Sebrina Glenn’s whole life has changed, and this 1997 Southeast Missouri State University graduate has become a stay-at-home-mom after adopting three children at once.
“We went from zero children to three children in one day,” Sebrina says. “To say it was an adjustment is an understatement. We went from a small car to a seven passenger van, a quiet house to one that never hears silence anymore, and I became a ‘soccer mom’ overnight when before my night consisted of sitting on the couch hugging on a dog or a cat.”
Before Sebrina became a stay-at-home-mom, she received her Bachelor of Science in business management from Southeast and her master’s degree in education from the University of Missouri-Kansas City. She attended Southeast because it was affordable. She says she was raised at the poverty level and was the first person in her family to go to college.
“Southeast made that dream a reality by being reasonably priced for a student who had no money,” Sebrina says. “I will be forever grateful for the scholarships, financial aid and jobs that I got on campus.”
Sebrina’s favorite Southeast memory is living in Cheney Hall. She was the president of Hall Council and knew everyone because of the small residence hall size. She still has friends from Cheney, and they are having a reunion in August.
After receiving her master’s degree from the University of Missouri-Kansas City, Sebrina worked as a coordinator for residence life at Missouri Western State University. She then married and moved to North Carolina, working in various positions in the housing and residence life office at the University of North Carolina-Greensboro. She and her husband moved back to Missouri to be closer to their families, and each found positions working at Missouri State University. Sebrina worked in residence life for 12 years and then worked as the assistant registrar.
“Southeast prepared me both inside and outside the classroom for my career in higher education,” Sebrina says.
“Having a degree in business management gave me great communication skills, management skills, etc. My outside the classroom experiences gave me my leadership and people skills. I truly believe I received a well-rounded education during my time at Southeast.”
Sebrina loves working with college students and says she knew from the moment she set foot on Southeast’s campus she wanted to work on a college campus.
“I was a first-time college student and was fortunate to have great people who worked with me at Southeast,” she says.
Sebrina would like to tell current Southeast students to live their college life to the fullest and get involved in extracurricular activities. She says most of her memories happened outside of the classroom.
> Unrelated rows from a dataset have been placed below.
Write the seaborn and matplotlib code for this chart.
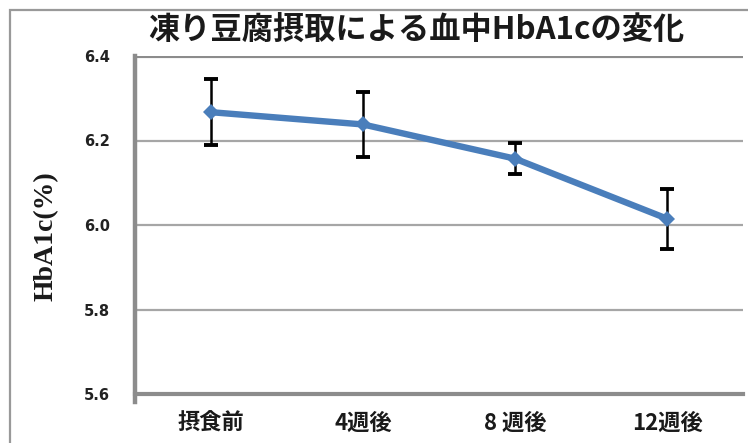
import matplotlib
matplotlib.use("Agg")
import matplotlib.pyplot as plt
import matplotlib.patches as mpatches
import numpy as np
import pandas as pd
import seaborn as sns

categories = ["摂食前", "4週後", "8 週後", "12週後"]
hba1c_mean = [6.267, 6.238, 6.157, 6.015]
hba1c_err = [0.078, 0.077, 0.037, 0.071]
y_ticks = [5.6, 5.8, 6.0, 6.2, 6.4]
y_tick_labels = ["5.6", "5.8", "6.0", "6.2", "6.4"]
title_text = "凍り豆腐摂取による血中HbA1cの変化"
y_label = "HbA1c(%)"

sns.set_theme(style="white")
plt.rcParams['font.family'] = ['Noto Sans CJK JP', 'DejaVu Sans']

df = pd.DataFrame({"pos": np.arange(len(categories)), "val": hba1c_mean, "err": hba1c_err})

fig = plt.figure(figsize=(7.48, 4.43), dpi=100)
ax = fig.add_axes([135/748, 1-394/443, (743-135)/748, (394-56)/443])

grid_c = "#a6a6a6"
for yt in y_ticks[1:-1]:
    ax.axhline(yt, color=grid_c, lw=1.6, zorder=0)
ax.axhline(6.4, color="#8c8c8c", lw=3.0, zorder=0)

ax.errorbar(df["pos"], df["val"], yerr=df["err"], fmt="none", ecolor="black",
            elinewidth=1.8, capsize=5, capthick=2.8, zorder=3)
sns.lineplot(data=df, x="pos", y="val", ax=ax, color="#4a7ebb", lw=4.6,
             marker="D", markersize=8, markeredgewidth=0, zorder=4)

ax.set_xlim(-0.5, len(categories) - 0.5)
ax.set_ylim(5.6, 6.4)
ax.set_yticks(y_ticks)
ax.set_yticklabels(y_tick_labels, fontsize=10.5, fontweight="heavy", family=["DejaVu Sans"], color="#222222")
ax.set_xticks(df["pos"])
ax.set_xticklabels(categories, fontsize=16, fontweight="bold", color="#1a1a1a")
ax.set_xticks(np.arange(-0.5, len(categories)), minor=True)
ax.tick_params(axis="x", which="major", length=0, pad=13)
ax.tick_params(axis="x", which="minor", length=7, width=2.0, color="#8c8c8c", direction="out")
ax.tick_params(axis="y", which="major", length=7, width=1.5, color="#8c8c8c", direction="out", pad=11)
ax.set_xlabel("")
ax.set_ylabel(y_label, fontsize=20, fontweight="bold", family=["Liberation Serif"], color="#1a1a1a")
ax.yaxis.set_label_coords(-0.126, 0.467)

for s in ["top", "right"]:
    ax.spines[s].set_visible(False)
ax.spines["left"].set_color("#8c8c8c")
ax.spines["left"].set_linewidth(3.2)
ax.spines["bottom"].set_color("#8c8c8c")
ax.spines["bottom"].set_linewidth(3.0)
ax.spines["left"].set_bounds(5.6 - 0.018, 6.4)

fig.text(416/748, 1-30/443, title_text, ha="center", va="center", fontsize=22.5,
         fontweight="bold", color="#1a1a1a")

frame = mpatches.Rectangle((10/748, -0.1), 1.2, 1.1 - 10/443, transform=fig.transFigure,
                           fill=False, edgecolor="#999999", lw=1.6)
fig.patches.append(frame)

fig.savefig("out.png", dpi=100)
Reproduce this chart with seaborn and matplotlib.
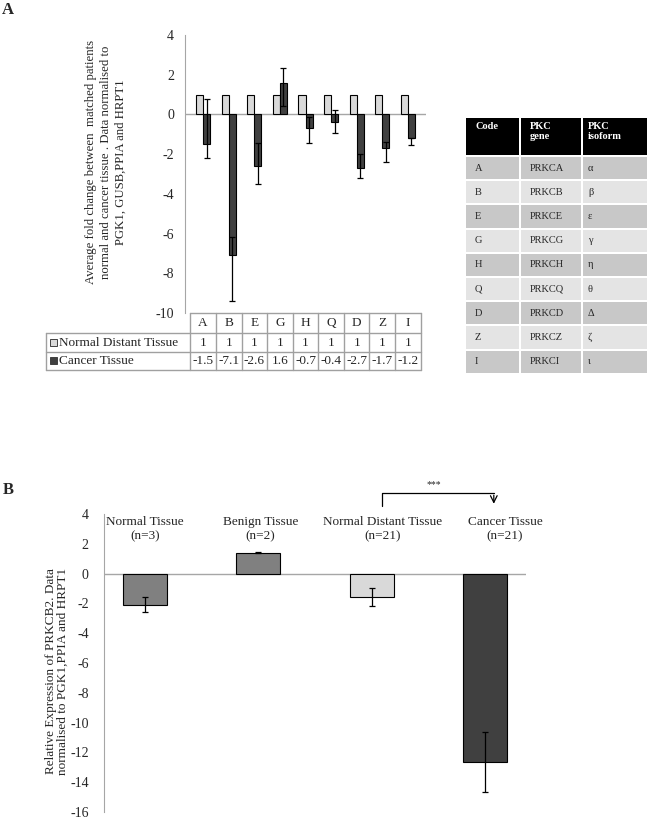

“I’m not saying the classroom isn’t important, because it is,” she says. “Just don’t make that the only thing that is important. Be a leader on campus. Residence Life is a great way to get involved. However, there are all kinds of opportunities waiting for you. There are student activities, orientation leaders, work in an office, join an organization. Just be involved somehow!”
Sebrina currently lives in Springfield, Mo., with her husband, Joseph, and three children, Devin, Sa’Reena and Autumn. She and her family will be moving to Eddyville, Iowa, in July.
“My family is about having experiences and memories,” she says. “We try to find new things to do and explore all the time.”
Sebrina’s future plans include being a stay-at-home-mom for her children.
“It took me a long time to come to grips with the fact that feminism is about having choices, not necessarily about having to be a mom who works outside the home,” she says. “Once I made that realization emotionally, not just intellectually, then I made the best decision for me and my family.”
Sebrina and her husband chose to go through the foster system to adopt. They say it was a daily struggle to be an advocate not only for themselves but also for their children. They had to work with many people in order to make their dream a reality.
“I would love to say it was the most joyful experience I’ve ever had, but it wasn’t. The end product, on the other hand, is the most rewarding experience I have ever had,” she says.
After adopting their children, Sebrina and her husband had to deal with the complications of becoming a mixed race family, since their children are African American, but they knew they wanted to adopt a minority child from the beginning of the process.
“There is a high need for families to adopt minority children,” Sebrina says. “Most people want to adopt a baby who looks like them. We adopted a 5-, 6- and 9-year old who look different than us. This has brought a lot of challenges our way as a family. We have had to face discrimination a few times. However, we are raising our children to feel good about who they are, regardless of their skin color or any other differences that may make them unique. We have frank conversations about being different in our house on a daily basis.”
Sebrina says it is like the children are her biological children with how they seem to have all the same quirks that she and her husband have.
“They are having a great childhood, and we are making sure of it,” she says. “Every day they impress us and drive us nuts all at the same time. Our lives are full of chaos, but it is the greatest chaos ever. My children are worth everything that we went through and continue to go through.”